Aeroelastic stability and nonlinear flutter analysis of viscoelastic heated panel in shock-dominated flows

In recent years, new composite materials, functional materials and intelligent materials have been widely used in the structural design of supersonic vehicle panels, and these new materials generally have viscoelastic properties. This paper analyzes aeroelastic stability and nonlinear flutter of a viscoelastic heated panel in shock-dominated flows by using theoretical analysis methods and numerical computations, respectively. The governing equations, based on von-Kármán large deflection theory of isotropic flat plates, are constructed with viscoelastic structural damping of Kelvin's model included. Local first-order piston theory is employed in the region before and after shock to estimate the aerodynamic loadings.
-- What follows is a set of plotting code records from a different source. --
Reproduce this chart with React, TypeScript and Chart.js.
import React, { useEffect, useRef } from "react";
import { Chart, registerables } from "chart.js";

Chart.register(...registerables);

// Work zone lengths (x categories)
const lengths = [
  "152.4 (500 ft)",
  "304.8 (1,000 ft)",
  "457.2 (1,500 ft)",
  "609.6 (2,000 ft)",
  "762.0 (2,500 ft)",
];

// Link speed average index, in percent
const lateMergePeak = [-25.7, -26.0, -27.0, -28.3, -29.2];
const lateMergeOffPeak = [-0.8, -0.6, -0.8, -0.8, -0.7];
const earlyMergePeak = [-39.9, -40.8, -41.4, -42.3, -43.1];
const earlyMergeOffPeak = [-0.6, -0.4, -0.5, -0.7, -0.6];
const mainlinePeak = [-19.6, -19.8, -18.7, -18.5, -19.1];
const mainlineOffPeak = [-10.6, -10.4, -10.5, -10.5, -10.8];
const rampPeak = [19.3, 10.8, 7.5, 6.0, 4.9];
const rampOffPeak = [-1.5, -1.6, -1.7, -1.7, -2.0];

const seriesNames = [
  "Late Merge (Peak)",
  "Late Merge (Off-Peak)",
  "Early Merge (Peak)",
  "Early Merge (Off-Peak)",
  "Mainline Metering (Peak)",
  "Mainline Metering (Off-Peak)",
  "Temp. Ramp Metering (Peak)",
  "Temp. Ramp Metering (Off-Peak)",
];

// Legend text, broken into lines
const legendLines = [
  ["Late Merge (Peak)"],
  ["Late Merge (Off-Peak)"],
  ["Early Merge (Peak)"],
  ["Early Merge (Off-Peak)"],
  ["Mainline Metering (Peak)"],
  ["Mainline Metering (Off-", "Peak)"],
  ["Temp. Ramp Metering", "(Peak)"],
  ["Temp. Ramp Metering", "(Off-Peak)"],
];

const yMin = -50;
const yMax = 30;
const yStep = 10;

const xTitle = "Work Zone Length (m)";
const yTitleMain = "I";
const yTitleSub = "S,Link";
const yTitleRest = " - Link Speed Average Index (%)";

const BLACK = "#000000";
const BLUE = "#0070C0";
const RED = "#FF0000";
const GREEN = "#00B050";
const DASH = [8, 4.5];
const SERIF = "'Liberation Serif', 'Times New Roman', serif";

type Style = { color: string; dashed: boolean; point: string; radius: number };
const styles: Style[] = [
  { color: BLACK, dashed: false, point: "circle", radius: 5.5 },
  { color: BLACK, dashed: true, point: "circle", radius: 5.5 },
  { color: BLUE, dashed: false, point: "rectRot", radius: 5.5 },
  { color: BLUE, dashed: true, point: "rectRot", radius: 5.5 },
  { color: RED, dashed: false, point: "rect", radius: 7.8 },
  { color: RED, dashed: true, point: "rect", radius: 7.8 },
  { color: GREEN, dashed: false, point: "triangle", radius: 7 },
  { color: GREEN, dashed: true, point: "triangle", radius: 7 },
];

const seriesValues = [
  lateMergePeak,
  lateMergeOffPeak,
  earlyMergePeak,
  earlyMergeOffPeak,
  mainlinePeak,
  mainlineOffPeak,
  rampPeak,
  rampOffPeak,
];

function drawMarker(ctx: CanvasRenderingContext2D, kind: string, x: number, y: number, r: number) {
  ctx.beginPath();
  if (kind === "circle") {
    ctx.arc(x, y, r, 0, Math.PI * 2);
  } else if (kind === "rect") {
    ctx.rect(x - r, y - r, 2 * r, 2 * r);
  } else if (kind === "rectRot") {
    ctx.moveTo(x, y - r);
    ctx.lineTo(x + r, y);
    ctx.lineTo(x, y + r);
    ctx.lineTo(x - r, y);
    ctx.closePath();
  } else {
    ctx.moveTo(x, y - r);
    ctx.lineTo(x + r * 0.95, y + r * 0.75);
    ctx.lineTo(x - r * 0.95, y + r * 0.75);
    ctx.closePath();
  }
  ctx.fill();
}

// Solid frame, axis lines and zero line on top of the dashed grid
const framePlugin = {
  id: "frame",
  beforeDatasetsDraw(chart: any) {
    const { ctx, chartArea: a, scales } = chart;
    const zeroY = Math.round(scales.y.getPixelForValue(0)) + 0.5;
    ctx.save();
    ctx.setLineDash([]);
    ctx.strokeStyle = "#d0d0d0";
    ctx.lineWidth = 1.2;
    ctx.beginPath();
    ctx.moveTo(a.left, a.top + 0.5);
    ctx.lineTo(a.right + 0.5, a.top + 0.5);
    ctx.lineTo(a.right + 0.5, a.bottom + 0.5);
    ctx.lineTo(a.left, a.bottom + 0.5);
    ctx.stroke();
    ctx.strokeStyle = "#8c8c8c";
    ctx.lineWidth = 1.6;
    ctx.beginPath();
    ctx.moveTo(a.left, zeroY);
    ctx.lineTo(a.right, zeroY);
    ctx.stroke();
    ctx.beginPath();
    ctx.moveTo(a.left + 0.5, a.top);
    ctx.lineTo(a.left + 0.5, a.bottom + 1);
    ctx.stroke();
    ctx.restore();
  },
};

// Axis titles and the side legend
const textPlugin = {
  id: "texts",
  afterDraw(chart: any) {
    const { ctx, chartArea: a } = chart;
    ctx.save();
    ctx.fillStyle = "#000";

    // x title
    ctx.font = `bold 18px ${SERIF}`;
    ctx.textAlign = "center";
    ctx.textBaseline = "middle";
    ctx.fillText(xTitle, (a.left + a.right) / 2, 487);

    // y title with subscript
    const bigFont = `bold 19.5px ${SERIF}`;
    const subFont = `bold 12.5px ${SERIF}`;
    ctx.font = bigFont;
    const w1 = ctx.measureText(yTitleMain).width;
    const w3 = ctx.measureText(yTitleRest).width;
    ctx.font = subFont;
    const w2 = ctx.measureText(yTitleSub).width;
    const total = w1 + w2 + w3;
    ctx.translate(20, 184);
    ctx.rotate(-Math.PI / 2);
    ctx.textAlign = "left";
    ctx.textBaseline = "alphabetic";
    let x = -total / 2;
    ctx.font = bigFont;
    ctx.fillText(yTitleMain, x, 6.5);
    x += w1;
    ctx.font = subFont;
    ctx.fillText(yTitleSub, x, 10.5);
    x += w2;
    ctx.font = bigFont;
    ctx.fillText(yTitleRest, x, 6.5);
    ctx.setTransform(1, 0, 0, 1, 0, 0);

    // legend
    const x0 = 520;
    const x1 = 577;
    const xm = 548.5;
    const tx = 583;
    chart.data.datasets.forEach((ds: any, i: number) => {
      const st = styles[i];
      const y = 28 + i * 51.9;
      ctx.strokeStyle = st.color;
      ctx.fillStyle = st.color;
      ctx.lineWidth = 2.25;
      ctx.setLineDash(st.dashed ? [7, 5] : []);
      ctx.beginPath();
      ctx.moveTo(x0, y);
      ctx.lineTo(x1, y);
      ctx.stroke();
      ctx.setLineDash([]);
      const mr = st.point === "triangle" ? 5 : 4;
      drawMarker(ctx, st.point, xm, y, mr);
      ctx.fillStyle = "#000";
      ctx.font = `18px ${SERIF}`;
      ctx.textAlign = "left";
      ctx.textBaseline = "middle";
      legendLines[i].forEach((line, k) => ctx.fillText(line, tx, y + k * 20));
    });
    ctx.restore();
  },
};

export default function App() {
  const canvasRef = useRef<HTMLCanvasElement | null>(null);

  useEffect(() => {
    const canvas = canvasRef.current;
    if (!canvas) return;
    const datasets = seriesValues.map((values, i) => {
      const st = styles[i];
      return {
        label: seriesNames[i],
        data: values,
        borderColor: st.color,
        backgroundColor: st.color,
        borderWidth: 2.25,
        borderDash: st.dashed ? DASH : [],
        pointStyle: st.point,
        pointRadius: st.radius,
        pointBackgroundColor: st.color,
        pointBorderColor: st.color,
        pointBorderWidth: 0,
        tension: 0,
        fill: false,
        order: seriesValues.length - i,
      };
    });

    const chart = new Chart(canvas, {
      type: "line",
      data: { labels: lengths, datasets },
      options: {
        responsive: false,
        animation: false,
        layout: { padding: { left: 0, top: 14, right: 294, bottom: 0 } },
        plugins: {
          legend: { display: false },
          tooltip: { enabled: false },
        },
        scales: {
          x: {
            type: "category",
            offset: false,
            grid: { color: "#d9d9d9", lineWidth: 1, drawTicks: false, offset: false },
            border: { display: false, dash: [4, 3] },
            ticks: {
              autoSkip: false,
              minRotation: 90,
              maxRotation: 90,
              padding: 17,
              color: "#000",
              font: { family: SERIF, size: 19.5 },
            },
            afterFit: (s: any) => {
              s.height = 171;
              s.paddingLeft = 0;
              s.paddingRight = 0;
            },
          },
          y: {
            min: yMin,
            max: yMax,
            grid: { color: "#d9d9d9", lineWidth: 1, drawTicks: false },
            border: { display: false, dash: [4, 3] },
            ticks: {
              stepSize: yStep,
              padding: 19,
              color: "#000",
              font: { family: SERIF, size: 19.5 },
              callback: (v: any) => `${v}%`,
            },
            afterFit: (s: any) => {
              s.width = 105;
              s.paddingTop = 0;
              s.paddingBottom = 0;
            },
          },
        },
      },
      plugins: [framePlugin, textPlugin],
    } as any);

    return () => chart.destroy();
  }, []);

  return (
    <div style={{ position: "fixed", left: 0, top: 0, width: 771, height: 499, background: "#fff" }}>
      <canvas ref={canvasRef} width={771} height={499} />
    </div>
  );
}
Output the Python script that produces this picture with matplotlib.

The results show that the introduction of viscoelastic structural damping reduces the aeroelastic stability of the panel in shock-dominated flows. The presence of the oblique shock reduces the aeroelastic stability of the viscoelastic panel. Generally, as the viscoelastic damping or the shock strength increases, the critical flutter dynamic pressure decreases. However, at the strong shock strength, the critical flutter dynamic pressures and stability boundaries remain unchanged as the viscoelastic damping changes in a range of large viscoelastic damping coefficients. It is also found that for a flexible panel in shock-dominated flows, chaotic motion can be effectively regulated as periodic motions by the additive structural viscoelastic damping. This investigation has important theoretical and practical values in the aeroelastic design of thin panel structures of supersonic and hypersonic vehicles.